> [Dataset content]:

----

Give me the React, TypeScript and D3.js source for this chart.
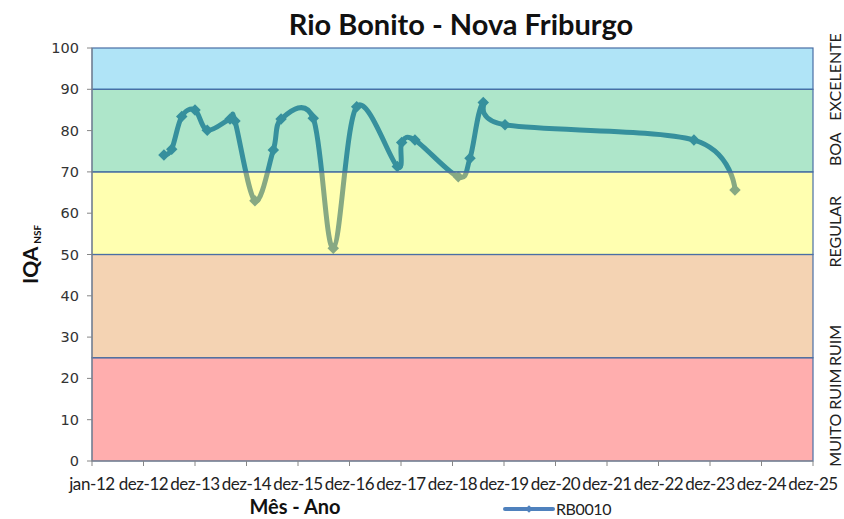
import * as d3 from "d3";
import React, { useEffect, useRef } from "react";

// IQA NSF samples, station RB0010
const sampleDates = [
  "2013-05-25", "2013-07-19", "2013-09-28", "2013-12-31", "2014-03-28",
  "2014-09-05", "2014-10-10", "2015-03-01", "2015-07-09", "2015-09-02",
  "2016-04-17", "2016-09-06", "2017-02-19", "2017-12-04", "2018-01-04",
  "2018-04-08", "2019-02-09", "2019-05-03", "2019-08-05", "2020-01-06",
  "2023-09-06", "2024-06-23",
];
const iqaValues = [
  74.1, 75.5, 83.4, 85.0, 80.1,
  82.8, 82.3, 63.0, 75.3, 82.8,
  83.0, 51.5, 85.8, 71.3, 77.1,
  77.7, 68.8, 73.3, 86.8, 81.4,
  77.7, 65.6,
];

// quality classes
const bandLimits = [0, 25, 50, 70, 90, 100];
const bandNames = ["MUITO RUIM", "RUIM", "REGULAR", "BOA", "EXCELENTE"];
const bandColors = ["#ff0202", "#dd7612", "#ffff08", "#02b159", "#08abe6"];

const yTicks = [0, 10, 20, 30, 40, 50, 60, 70, 80, 90, 100];
const xTickLabels = [
  "jan-12", "dez-12", "dez-13", "dez-14", "dez-15", "dez-16", "dez-17", "dez-18",
  "dez-19", "dez-20", "dez-21", "dez-22", "dez-23", "dez-24", "dez-25",
];

const W = 844;
const H = 519;
const DAY = 24 * 3600 * 1000;

export default function App() {
  const ref = useRef<SVGSVGElement | null>(null);

  useEffect(() => {
    if (!ref.current) return;
    const svg = d3.select(ref.current);
    svg.selectAll("*").remove();

    const margin = { top: 48, right: 31, bottom: 58, left: 92 };
    const innerW = W - margin.left - margin.right;
    const innerH = H - margin.top - margin.bottom;

    // excel date axis: one tick every 365 days from jan-12
    const start = new Date(2012, 0, 1);
    const tickDates = xTickLabels.map((_, i) => new Date(start.getTime() + i * 365 * DAY));

    const x = d3.scaleTime()
      .domain([tickDates[0], tickDates[tickDates.length - 1]])
      .range([0, innerW]);
    const y = d3.scaleLinear().domain([0, 100]).range([innerH, 0]);

    const g = svg.append("g").attr("transform", `translate(${margin.left},${margin.top})`);

    g.append("rect").attr("width", innerW).attr("height", innerH).attr("fill", "#fff");

    const data = sampleDates.map((d, i) => ({ date: d3.timeParse("%Y-%m-%d")(d) as Date, v: iqaValues[i] }));

    const lineColor = "#4f81bd";
    const line = d3.line<{ date: Date; v: number }>()
      .x(d => x(d.date))
      .y(d => y(d.v))
      .curve(d3.curveCardinal.tension(0));

    g.append("path")
      .datum(data)
      .attr("d", line)
      .attr("fill", "none")
      .attr("stroke", lineColor)
      .attr("stroke-width", 5)
      .attr("stroke-linejoin", "round");

    const diamond = d3.symbol(d3.symbolSquare, 66);
    g.selectAll(".pt")
      .data(data)
      .join("path")
      .attr("class", "pt")
      .attr("d", diamond)
      .attr("transform", d => `translate(${x(d.date)},${y(d.v)}) rotate(45)`)
      .attr("fill", lineColor);

    // semi-transparent class bands over the series
    const bands = bandNames.map((name, i) => ({ name, lo: bandLimits[i], hi: bandLimits[i + 1], color: bandColors[i] }));
    g.selectAll(".band")
      .data(bands)
      .join("rect")
      .attr("class", "band")
      .attr("x", 0)
      .attr("y", d => y(d.hi))
      .attr("width", innerW)
      .attr("height", d => y(d.lo) - y(d.hi))
      .attr("fill", d => d.color)
      .attr("fill-opacity", 0.32)
      .attr("stroke", "#4a6ea5")
      .attr("stroke-width", 1.2);

    // y axis
    g.append("line")
      .attr("x1", 0).attr("x2", 0).attr("y1", 0).attr("y2", innerH)
      .attr("stroke", "#868686");
    g.selectAll(".ytick")
      .data(yTicks)
      .join("line")
      .attr("class", "ytick")
      .attr("x1", -5).attr("x2", 0)
      .attr("y1", d => y(d)).attr("y2", d => y(d))
      .attr("stroke", "#868686");
    g.selectAll(".ylab")
      .data(yTicks)
      .join("text")
      .attr("class", "ylab")
      .attr("x", -13)
      .attr("y", d => y(d))
      .attr("dy", "0.35em")
      .attr("text-anchor", "end")
      .attr("font-family", "DejaVu Sans, sans-serif")
      .attr("font-size", 14.5)
      .attr("fill", "#333")
      .text(d => d);

    // x axis
    g.append("line")
      .attr("x1", 0).attr("x2", innerW).attr("y1", innerH).attr("y2", innerH)
      .attr("stroke", "#868686");
    g.selectAll(".xtick")
      .data(tickDates)
      .join("line")
      .attr("class", "xtick")
      .attr("x1", d => x(d)).attr("x2", d => x(d))
      .attr("y1", innerH).attr("y2", innerH + 5)
      .attr("stroke", "#868686");
    g.selectAll(".xlab")
      .data(tickDates)
      .join("text")
      .attr("class", "xlab")
      .attr("x", d => x(d))
      .attr("y", innerH + 29)
      .attr("text-anchor", "middle")
      .attr("font-family", "Lato, sans-serif")
      .attr("font-size", 17)
      .attr("letter-spacing", -0.4)
      .attr("fill", "#222")
      .text((_, i) => xTickLabels[i]);

    // class names on the right (placed like the original spaced title, not at band centres)
    const labelAt = [10.5, 28, 55.5, 75.5, 93];
    g.selectAll(".bandlab")
      .data(bands)
      .join("text")
      .attr("class", "bandlab")
      .attr("transform", (d, i) => `translate(${W - margin.left - 3},${y(labelAt[i])}) rotate(-90)`)
      .attr("text-anchor", "middle")
      .attr("font-family", "Lato, sans-serif")
      .attr("font-size", 16)
      .attr("fill", "#222")
      .text(d => d.name);

    // title
    svg.append("text")
      .attr("x", 461)
      .attr("y", 35)
      .attr("text-anchor", "middle")
      .attr("font-family", "Lato, sans-serif")
      .attr("font-weight", "bold")
      .attr("font-size", 29)
      .attr("fill", "#111")
      .text("Rio Bonito - Nova Friburgo");

    // axis titles
    svg.append("text")
      .attr("x", 295)
      .attr("y", 514)
      .attr("text-anchor", "middle")
      .attr("font-family", "Lato, sans-serif")
      .attr("font-weight", "bold")
      .attr("font-size", 20)
      .attr("fill", "#111")
      .text("Mês - Ano");

    const yt = svg.append("text")
      .attr("transform", `translate(38,${margin.top + innerH / 2}) rotate(-90)`)
      .attr("text-anchor", "middle")
      .attr("font-family", "Lato, sans-serif")
      .attr("font-weight", "bold")
      .attr("fill", "#111");
    yt.append("tspan").attr("font-size", 21).text("IQA");
    yt.append("tspan").attr("font-size", 10).attr("dx", 3).attr("dy", 3).text("NSF");

    // legend
    const lg = svg.append("g").attr("transform", "translate(505,509)");
    lg.append("line")
      .attr("x1", 0).attr("x2", 48)
      .attr("stroke", lineColor)
      .attr("stroke-width", 4)
      .attr("stroke-linecap", "round");
    lg.append("path")
      .attr("d", d3.symbol(d3.symbolSquare, 30)())
      .attr("transform", "translate(24,0) rotate(45)")
      .attr("fill", lineColor);
    lg.append("text")
      .attr("x", 51)
      .attr("y", 0)
      .attr("dy", "0.35em")
      .attr("font-family", "Lato, sans-serif")
      .attr("font-size", 16)
      .attr("letter-spacing", -0.4)
      .attr("fill", "#222")
      .text("RB0010");
  }, []);

  return (
    <svg
      ref={ref}
      width={W}
      height={H}
      style={{ position: "absolute", left: 0, top: 0, background: "#fff" }}
    />
  );
}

----

> [To do]:
Find every line with "React" in the listing and state how many there are, nothing else.

> [Solution to this exercise]:
2